There are a lot of real-world inspirations you can draw from (and if you can’t think of any, see an episode or two of Travel Channel’s Bizarre Foods with Andrew Zimmern). From the balut – duck egg embryos – from my own country to the rotting shark meat of Iceland’s hakarl to crispy crickets in Cambodia, there’s a lot of stuff people eat that many of us will find unusual enough to make a lasting impression.
Ideas for ‘shocker’ foods:
- Unusual animals
- Insects, worms, arachnids, etc.
- Poisonous animals, e.g. puffer fish
- Animals considered vermin, e.g. rats
- Animals considered pets
- Extremely rare animals
- Internal organs
- Brains, guts, gonads, eyeballs, etc. etc.*
- Unusual flavors
- Extremely spicy, sour, salty foods, etc.

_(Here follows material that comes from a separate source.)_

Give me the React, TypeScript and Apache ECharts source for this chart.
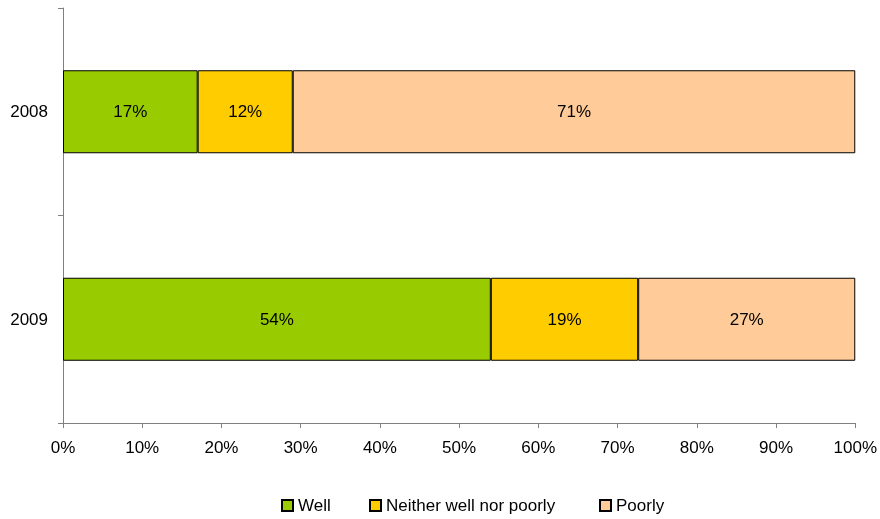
import React, { useEffect, useRef } from "react";
import * as echarts from "echarts";

const categories = ["2008", "2009"];
const seriesNames = ["Well", "Neither well nor poorly", "Poorly"];
const wellValues = [17, 54];
const neitherValues = [12, 18.6];
const poorlyValues = [71, 27.4];
const xTicks = [0, 10, 20, 30, 40, 50, 60, 70, 80, 90, 100];
const colors = ["#99CC00", "#FFCC00", "#FFCC99"];
const legendLefts = [281, 369, 599];

export default function App() {
  const ref = useRef<HTMLDivElement>(null);
  useEffect(() => {
    if (!ref.current) return;
    const chart = echarts.init(ref.current, null, { renderer: "svg" });
    const font = "Arial, 'Liberation Sans', sans-serif";
    const fs = 17;
    const data = [wellValues, neitherValues, poorlyValues];
    chart.setOption({
      animation: false,
      textStyle: { fontFamily: font },
      grid: { left: 63, right: 24, top: 8, bottom: 96, containLabel: false },
      legend: seriesNames.map((name, i) => ({
        left: legendLefts[i],
        top: 497,
        padding: 0,
        itemWidth: 11,
        itemHeight: 11,
        icon: "rect",
        textStyle: { fontFamily: font, fontSize: fs, color: "#000" },
        data: [name],
      })),
      xAxis: {
        type: "value",
        min: xTicks[0],
        max: xTicks[xTicks.length - 1],
        interval: 10,
        axisLine: { show: true, lineStyle: { color: "#808080", width: 1 } },
        axisTick: { show: true, length: 5, lineStyle: { color: "#808080" } },
        splitLine: { show: false },
        axisLabel: {
          color: "#000",
          fontSize: fs,
          fontFamily: font,
          margin: 16,
          formatter: (v: number) => v + "%",
        },
      },
      yAxis: {
        type: "category",
        inverse: true,
        data: categories,
        axisLine: { show: true, lineStyle: { color: "#808080", width: 1 } },
        axisTick: { show: true, length: 5, alignWithLabel: false, lineStyle: { color: "#808080" } },
        axisLabel: { color: "#000", fontSize: fs, fontFamily: font, margin: 15 },
      },
      series: seriesNames.map((name, i) => ({
        name,
        type: "bar",
        stack: "total",
        barWidth: "40%",
        data: data[i],
        itemStyle: { color: colors[i], borderColor: "#000", borderWidth: 1 },
        label: {
          show: true,
          position: "inside",
          color: "#000",
          fontSize: fs,
          fontFamily: font,
          formatter: (p: any) => Math.round(p.value) + "%",
        },
      })),
    });
    return () => chart.dispose();
  }, []);
  return (
    <div
      ref={ref}
      style={{ position: "fixed", left: 0, top: 0, width: 880, height: 519 }}
    />
  );
}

- The most extreme flavor of its kind in the known world, e.g. Thailand’s chili peppers
- Flavors that may be disgusting to some
- e.g., fish sauce, shrimp paste**
- Foods that break common taboos
*Another funny local tradition we have here is an obsession with barbecued chicken extremities, to which we’ve given funny street names. ‘Adidas’ refers to grilled chicken feet. ‘Isol’ is chicken butts, or rather, the chicken’s tail; the name’s likely a joke on a local’s pronunciation of ‘a** hole.’
**Because these are made from rotting fish/shrimp, and the odors can get really … ripe.